Even after many tests and physical iterations, the light issue still presented some perplexing challenges. The gold collars inside of the bulb were originally tested as a smooth, relatively matte surface rather than their decorated final result; the original finish created a distracting line of light that reflected back on the metal surfaces. They started to play with concave shapes and dimples within the metal parts of the design, which they discovered "spread the light out and made it easier on the eyes." This design helped them avoid shadows because its complex series of angles allowed light to be refracted off the sides of the surface, creating a warm and even tone.
Prototypes for the internal metal collars in the 003 light bulb
Another benefit of the dimpling within the design was its decorative element, which naturally inspired the team to branch out from the norm. "That's the point where we brought in jewelry designer Marie Laure Giroux," says Roope, "her process was very different, but it comes together nicely." The intentional melding of industrial design and craft in this bulb was perhaps one of the most exciting and challenging aspects of the design outside of the rigorous prototyping stage. To achieve this complex shape for mass-manufacture required a different approach. After prototyping with a jewelry designer, they initially started working with a small unit from a company that specialized in perfume bottles and finally found a way to mass manufacture by collaborating with a factory that worked in the realm of metallic homewares.

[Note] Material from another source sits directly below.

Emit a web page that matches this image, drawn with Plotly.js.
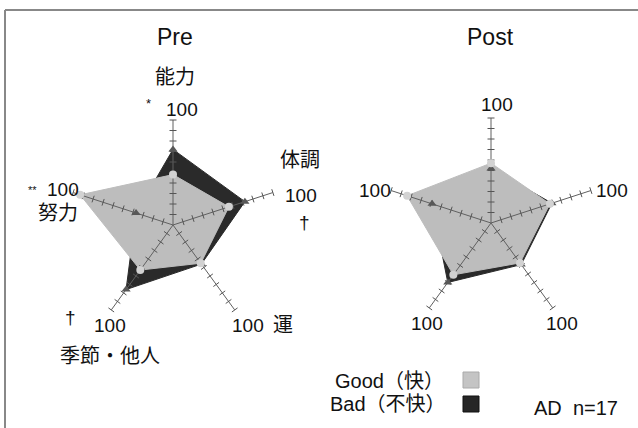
<!DOCTYPE html>
<html><head><meta charset="utf-8">
<script src="https://cdn.plot.ly/plotly-3.0.1.min.js"></script>
<style>html,body{margin:0;padding:0;background:#fff}#chart{width:638px;height:428px}</style>
</head><body><div id="chart"></div>
<script>
// ---- data ----
const categories = ['能力', '体調', '運', '季節・他人', '努力'];
const preGood  = [48, 56, 45, 53, 93];
const preBad   = [72, 72, 46, 76, 37];
const postGood = [57, 59, 47, 61, 84];
const postBad  = [52, 61, 49, 70, 59];
const tickValues = [10, 20, 30, 40, 50, 60, 70, 80, 90, 100];
const axisMax = 100;
const seriesNames = ['Good（快）', 'Bad（不快）'];

// ---- styles ----
const W = 638, H = 428;
const GOOD_FILL = '#bdbdbd', BAD_FILL = '#2a2a2a';
const LATIN = 'Liberation Sans, Arial, sans-serif';
const CJK = 'Liberation Sans, Noto Sans CJK JP, sans-serif';

function closed(a) { return a.concat([a[0]]); }

function polarTraces(sub, good, bad) {
  const t = [];
  t.push({type:'scatterpolar', subplot:sub, r:closed(bad), theta:closed(categories), mode:'lines',
    fill:'toself', fillcolor:BAD_FILL, line:{color:BAD_FILL, width:1}, hoverinfo:'skip', showlegend:false});
  t.push({type:'scatterpolar', subplot:sub, r:closed(good), theta:closed(categories), mode:'lines',
    fill:'toself', fillcolor:GOOD_FILL, line:{color:GOOD_FILL, width:1}, hoverinfo:'skip', showlegend:false});
  // spokes
  const sr = [], st = [];
  categories.forEach(c => { sr.push(0, axisMax, null); st.push(c, c, null); });
  t.push({type:'scatterpolar', subplot:sub, r:sr, theta:st, mode:'lines', cliponaxis:false,
    line:{color:'#606060', width:1}, hoverinfo:'skip', showlegend:false});
  // tick marks along spokes
  const tr = [], tt = [], ta = [];
  categories.forEach((c, i) => {
    tickValues.forEach(v => { tr.push(v); tt.push(c); ta.push(72 * i - 90); });
  });
  t.push({type:'scatterpolar', subplot:sub, r:tr, theta:tt, mode:'markers', cliponaxis:false,
    marker:{symbol:'line-ns', size:5, angle:ta, line:{color:'#555', width:1}},
    hoverinfo:'skip', showlegend:false});
  // markers
  t.push({type:'scatterpolar', subplot:sub, r:bad, theta:categories, mode:'markers', cliponaxis:false,
    marker:{symbol:'triangle-up', size:8, color:'#585858'}, hoverinfo:'skip', showlegend:false});
  t.push({type:'scatterpolar', subplot:sub, r:good, theta:categories, mode:'markers', cliponaxis:false,
    marker:{symbol:'circle', size:8, color:'#d2d2d2'}, hoverinfo:'skip', showlegend:false});
  return t;
}

function dom(cx, cy, r) {
  return {x:[(cx - r) / W, (cx + r) / W], y:[1 - (cy + r) / H, 1 - (cy - r) / H]};
}
function polarLayout(d) {
  return {domain:d, bgcolor:'rgba(0,0,0,0)', hole:0,
    radialaxis:{visible:false, range:[0, axisMax]},
    angularaxis:{visible:false, type:'category', categoryarray:categories, rotation:90, direction:'clockwise'}};
}
function ann(x, y, text, size, family, extra) {
  return Object.assign({xref:'paper', yref:'paper', x:x / W, y:1 - y / H, text:text, showarrow:false,
    xanchor:'center', yanchor:'middle', font:{size:size, family:family, color:'#111'}}, extra || {});
}
function px(x) { return x / W; }
function py(y) { return 1 - y / H; }

const data = polarTraces('polar', preGood, preBad).concat(polarTraces('polar2', postGood, postBad));

const annotations = [
  ann(175, 37, 'Pre', 23, LATIN),
  ann(490, 37, 'Post', 23, LATIN),
  // Pre axis labels
  ann(175, 77, categories[0], 20, CJK),
  ann(148, 103, '*', 13, LATIN),
  ann(182, 109, String(axisMax), 19, LATIN),
  ann(300, 160, categories[1], 20, CJK),
  ann(301, 195, String(axisMax), 19, LATIN),
  ann(304, 222, '†', 19, LATIN),
  ann(248, 325, String(axisMax), 19, LATIN),
  ann(283, 325, categories[2], 20, CJK),
  ann(110, 325, String(axisMax), 19, LATIN),
  ann(70, 317, '†', 19, LATIN),
  ann(110, 356, categories[3], 20, CJK),
  ann(63, 189, String(axisMax), 19, LATIN),
  ann(32, 190, '**', 11, LATIN),
  ann(58, 213, categories[4], 20, CJK),
  // Post axis labels
  ann(497, 105, String(axisMax), 19, LATIN),
  ann(612, 190, String(axisMax), 19, LATIN),
  ann(562, 323, String(axisMax), 19, LATIN),
  ann(427, 323, String(axisMax), 19, LATIN),
  ann(375, 190, String(axisMax), 19, LATIN),
  // legend
  ann(446, 381, seriesNames[0], 20, CJK, {xanchor:'right'}),
  ann(448, 404, seriesNames[1], 20, CJK, {xanchor:'right'}),
  ann(576, 408, 'AD&nbsp;&nbsp;n=17', 20, LATIN)
];

const shapes = [
  {type:'line', xref:'paper', yref:'paper', x0:px(5), y0:py(10), x1:px(640), y1:py(10), line:{color:'#888', width:2}},
  {type:'line', xref:'paper', yref:'paper', x0:px(5), y0:py(10), x1:px(5), y1:py(430), line:{color:'#888', width:2}},
  {type:'rect', xref:'paper', yref:'paper', x0:px(463), y0:py(388), x1:px(479), y1:py(372), fillcolor:'#c4c4c4', line:{color:'#aaa', width:1}},
  {type:'rect', xref:'paper', yref:'paper', x0:px(463), y0:py(412), x1:px(479), y1:py(396), fillcolor:'#262626', line:{color:'#111', width:1}}
];

const layout = {
  width:W, height:H, margin:{l:0, r:0, t:0, b:0},
  paper_bgcolor:'#fff', showlegend:false,
  polar:polarLayout(dom(173, 225, 105)),
  polar2:polarLayout(dom(491, 223, 105)),
  annotations:annotations, shapes:shapes
};

Plotly.newPlot('chart', data, layout, {displayModeBar:false, staticPlot:true});
</script>
</body></html>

Roope notes the manufacturing process was a struggle because they were looking for a process that was as economical as possible without losing that level of refined detail—this is perhaps one reason for its $170 price tag. But, as Roope highlights, he sees the invention of the bulb as a "logical progression;" it may not be the cheapest bulb on the market but they ultimately hope its presence in the market is for a somewhat higher purpose. "By creating a stunning, aspirational product you sort of change the psychology of what you're presenting people with. It's the same way Tesla isn't the most affordable car in the world but it becomes a symbol for how you can live responsibly," says Roope.
The next hope for Plumen's future lighting innovations? To create a lightbulb that finally eliminates any doubt of wanting to move into a more sustainable age. Roope says, "I'd really love to try and leapfrog concerns and get into a position where this is the most compelling bulb [over the incandescent]...where there isn't a kind of compromise." With the Plumen 003, their newest innovation might not be the universal solution, but they are well on their way.